Recipe Provided ByChef Stuart Lane
- 1-1/2 pounds boneless American Lamb loin
- Salt and pepper, to taste
- 1/3 cup all-purpose flour
- 4 eggs, beaten
- 1 cup Panko bread crumbs, pulsed in food processor to fine powder
- 1 cup roasted chestnuts, peeled
- 8 cups sliced shallots, caramelized
- 2 leeks, cut into 1/2-inch pieces, seared and roasted
- 1 cup lamb brodo (see chef’s tip below)
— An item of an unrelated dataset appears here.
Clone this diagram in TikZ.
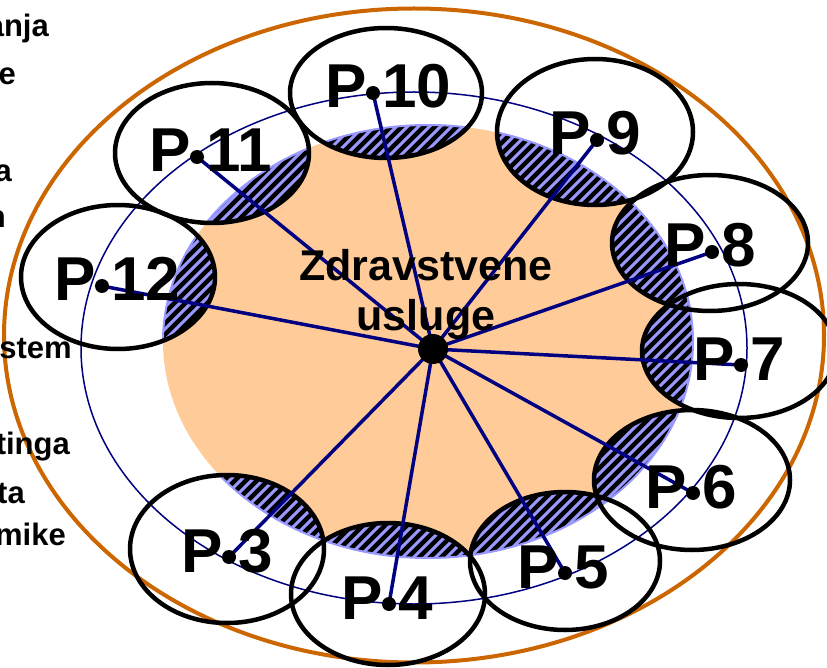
\documentclass[tikz,border=0pt]{standalone}
\usepackage{fontspec}
\setmainfont{Liberation Sans}
\definecolor{peach}{HTML}{FFCC99}
\definecolor{orng}{HTML}{CC6600}
\definecolor{navyc}{HTML}{000080}
\definecolor{hatchblue}{HTML}{9999FF}
\begin{document}
\begin{tikzpicture}[x=1pt,y=-1pt,
  pcirc/.style={draw=black,line width=4.5pt},
  spoke/.style={draw=navyc,line width=3.5pt},
  pdot/.style={circle,fill=black,inner sep=0pt,minimum size=14pt},
  plabel/.style={font=\fontsize{62}{62}\selectfont\bfseries,inner sep=0pt},
  sidetext/.style={font=\fontsize{31}{31}\selectfont\bfseries,inner sep=0pt,anchor=base east},
  ]
\useasboundingbox[fill=white] (0,0) rectangle (827,668);
% outer orange ellipse
\draw[orng,line width=4pt] (414,335.5) ellipse [x radius=410pt, y radius=327pt];
% peach core
\fill[peach] (428,341.5) ellipse [x radius=265pt, y radius=216.5pt];
% hatched overlaps
\foreach \cx/\cy/\rx/\ry in {386/93/96/65, 595/132/98/73, 710/243/98/68, 739/351/97/67, 692/480/98/70, 565/561/95/69, 388/594/97/71, 227/549/97/74, 118/277/97/72, 212/153/97/70}{
  \begin{scope}
    \clip (428,341.5) ellipse [x radius=265pt, y radius=216.5pt];
    \clip (\cx,\cy) ellipse [x radius=\rx pt, y radius=\ry pt];
    \fill[black] ({\cx-\rx},{\cy-\ry}) rectangle ({\cx+\rx},{\cy+\ry});
    \foreach \k in {-30,...,30}
      \draw[hatchblue,line width=3pt] ({\cx+\k*11-150},{\cy+150}) -- ++(300,-300);
  \end{scope}
  \begin{scope}
    \clip (\cx,\cy) ellipse [x radius=\rx pt, y radius=\ry pt];
    \draw[hatchblue,line width=2pt] (428,341.5) ellipse [x radius=265pt, y radius=216.5pt];
  \end{scope}
}
% thin blue ellipse
\draw[navyc,line width=1.5pt] (414,348) ellipse [x radius=333pt, y radius=256pt];
% participant ellipses
\foreach \cx/\cy/\rx/\ry in {386/93/96/65, 595/132/98/73, 710/243/98/68, 739/351/97/67, 692/480/98/70, 565/561/95/69, 388/594/97/71, 227/549/97/74, 118/277/97/72, 212/153/97/70}{
  \draw[pcirc] (\cx,\cy) ellipse [x radius=\rx pt, y radius=\ry pt];
}
% hub and spokes
\coordinate (hub) at (433,349);
\foreach \n/\dx/\dy in {10/373/93, 9/597/140, 8/712/252, 7/741/365, 6/693/493, 5/565/573, 4/389/604, 3/229/557, 12/102/286, 11/197/157}{
  \coordinate (p\n) at (\dx,\dy);
  \draw[spoke] (hub) -- (p\n);
}
\node[circle,fill=black,inner sep=0pt,minimum size=30pt] (hubdot) at (hub) {};
\foreach \n/\dx/\dy in {10/373/93, 9/597/140, 8/712/252, 7/741/365, 6/693/493, 5/565/573, 4/389/604, 3/229/557, 12/102/286, 11/197/157}{
  \node[pdot] (dot\n) at (p\n) {};
  \node[plabel,anchor=base east] (lp\n) at ({\dx-6},{\dy+15}) {P};
  \node[plabel,anchor=base west] (ln\n) at ({\dx+9},{\dy+15}) {\n};
}
% centre text
\node[font=\fontsize{43}{50}\selectfont\bfseries,align=center,inner sep=0pt] (zu) at (426,294) {Zdravstvene\\usluge};
% side text fragments (cut at the left edge as in the reference)
\node[sidetext] (s1) at (49,37) {anja};
\node[sidetext] (s2) at (16,85) {e};
\node[sidetext] (s3) at (12,182) {a};
\node[sidetext] (s4) at (6,228) {n};
\node[sidetext] (s5) at (72,358) {stem};
\node[sidetext] (s6) at (70,454) {tinga};
\node[sidetext] (s7) at (25,503) {ta};
\node[sidetext] (s8) at (66,545) {mike};
\end{tikzpicture}
\end{document}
- 2 to 4 teaspoons white wine vinegar
- 1/2 cup unsalted butter
- 1/2 cup olive oil
- 4 tablespoons ground chamomile
Trim lamb loins and cut into four 6-ounce pieces. Butterfly each piece and pound into 1/4-inch-thick cutlets. Season lamb cutlets with salt and pepper. Dredge each cutlet in the flour, dip into the beaten eggs, then press into the bread crumbs to form a crust. Hold in refrigerator until ready to cook.
In a medium pan, bring chestnuts, shallots, leeks and brodo to a simmer. Add vinegar to taste. Season with salt and pepper. Add 4 tablespoons of butter and cook until just melted, then remove the pan from the heat.
In a large sauté pan, heat 2 tablespoons of olive oil and 1 tablespoon of butter for each lamb cutlet. Add 1 or 2 cutlets and cook until medium doneness with a golden brown crust, flipping halfway through cooking, 5 to 8 minutes. Remove to a paper towel-lined plate to rest and absorb fat. Repeat to cook the remaining cutlets. Sprinkle each cutlet with 1 tablespoon chamomile.
To serve, place mix of chestnuts, shallots and leek on a plate. Top with a lamb cutlet.
Chef’s Tip: Make lamb brodo (or broth) in advance. Place lamb bones, 1/2 onion, 1 carrot and 1 celery stock in stock pot with 2 quarts of water. Cook for 4 hours, skimming occasionally. Strain the stock and discard bones and vegetables.